The men appeared confident—Burton even went on CNBC to explain how he had thought of the investment vehicle. But behind the scenes, they were creating dozens of shell companies where the investors’ money was deposited. These were supposedly the borrower’s companies, but they actually belonged to Burton and Wellesley. Some payments were made to investors, but these apparently came from new clients’ deposits. Investors trying to learn more information called the firm’s number to discover no such firm existed. And then in 2019, all payments stopped.

Arrests, Extradition and Now Conviction

Burton was arrested by British police in February 2019 in a hotel in Kent. In his room, the police found two fake passports, expensive watches, bars of precious metals and South African and British currency with a total value of almost £1 million. He pleaded guilty to possession of fake passports and money laundering and was sentenced to four years in prison. Before U.S. authorities could bring charges, he was released in 2020, apparently due to Covid concerns, and disappeared. He was arrested in Morocco in 2022, federal prosecutors say, when he tried to enter the country using a fake Zimbabwean passport, then extradited to the U.S.

Wellesley was arrested in the U.K. in 2022 and finally extradited to New York in July 2025. He pleaded not guilty that month to three charges, but around the same time, Burton came to an agreement with prosecutors and pleaded guilty to wire fraud conspiracy and money laundering conspiracy. Burton admitted to U.S. District Judge Pamela Chen that rather than controlling a cellar of 25,000 bottles of rare wines from producers like Domaine de la Romanée-Conti and Screaming Eagle, as they claimed, he and Wellesley never had more than 217 bottles in their cellar.

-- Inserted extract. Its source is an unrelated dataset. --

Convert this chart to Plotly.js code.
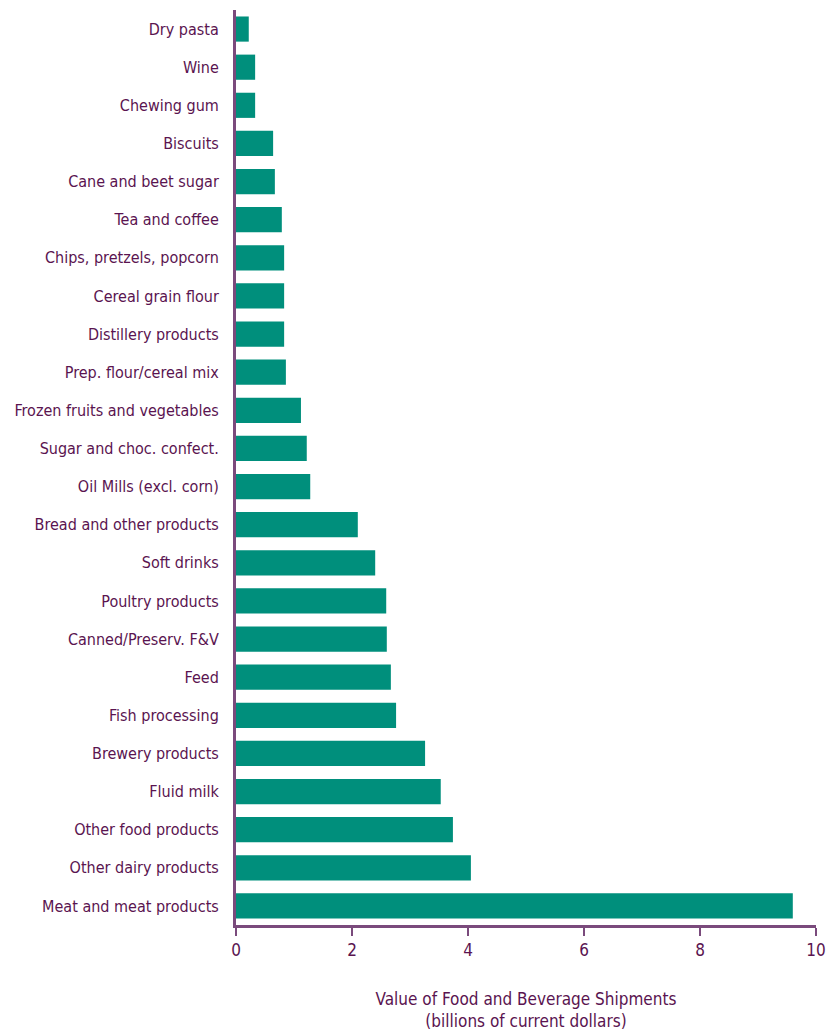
<!DOCTYPE html>
<html>
<head>
<meta charset="utf-8">
<script src="https://cdn.plot.ly/plotly-3.0.1.min.js"></script>
<style>html,body{margin:0;padding:0;background:#fff;}#chart{width:838px;height:1032px;}</style>
</head>
<body>
<div id="chart"></div>
<script>
var categories = [
  "Dry pasta", "Wine", "Chewing gum", "Biscuits", "Cane and beet sugar",
  "Tea and coffee", "Chips, pretzels, popcorn", "Cereal grain flour",
  "Distillery products", "Prep. flour/cereal mix", "Frozen fruits and vegetables",
  "Sugar and choc. confect.", "Oil Mills (excl. corn)", "Bread and other products",
  "Soft drinks", "Poultry products", "Canned/Preserv. F&V", "Feed",
  "Fish processing", "Brewery products", "Fluid milk", "Other food products",
  "Other dairy products", "Meat and meat products"
];
var values = [
  0.22, 0.33, 0.33, 0.64, 0.67,
  0.79, 0.83, 0.83,
  0.83, 0.86, 1.12,
  1.22, 1.28, 2.10,
  2.40, 2.59, 2.60, 2.67,
  2.76, 3.26, 3.53, 3.74,
  4.05, 9.60
];
var xTickVals = [0, 2, 4, 6, 8, 10];
var xTitle = "Value of Food and Beverage Shipments<br>(billions of current dollars)";

var textColor = "#5a1450";
var axisColor = "#7a4a7c";
var font = "'DejaVu Sans Condensed', 'Liberation Sans Narrow', 'Roboto', sans-serif";

Plotly.newPlot("chart", [{
  type: "bar",
  orientation: "h",
  x: values,
  y: categories,
  marker: {color: "#008f7c"},
  hoverinfo: "x+y"
}], {
  width: 838, height: 1032,
  margin: {l: 236, r: 22, t: 10, b: 107},
  paper_bgcolor: "#fff", plot_bgcolor: "#fff",
  bargap: 0.34,
  showlegend: false,
  font: {family: font, color: textColor, size: 16},
  xaxis: {
    range: [0, 10],
    tickvals: xTickVals,
    ticks: "outside", ticklen: 8, tickwidth: 2, tickcolor: axisColor,
    showline: true, linecolor: axisColor, linewidth: 3,
    showgrid: false, zeroline: false,
    tickfont: {size: 17, family: font, color: textColor},
    title: {text: xTitle, font: {size: 17, family: font, color: textColor}, standoff: 34}
  },
  yaxis: {
    type: "category",
    autorange: false,
    range: [23.5, -0.5],
    showline: true, linecolor: axisColor, linewidth: 3,
    showgrid: false, zeroline: false,
    ticks: "", ticklabelstandoff: 11,
    tickfont: {size: 16, family: font, color: textColor}
  }
}, {displayModeBar: false});
</script>
</body>
</html>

As part of the plea deal, Wellesley will have to give up $1 million in profits from the scheme, plus funds in more than two dozen bank accounts and any wines he had in storage. He is facing 10 to 12 and a half years in prison at his Feb. 3, 2026, sentencing hearing, under recommended federal guidelines. Burton will be sentenced on Jan. 6, 2026, and faces 24 to 29 years in prison. He has agreed to forfeit $26 million from the scheme.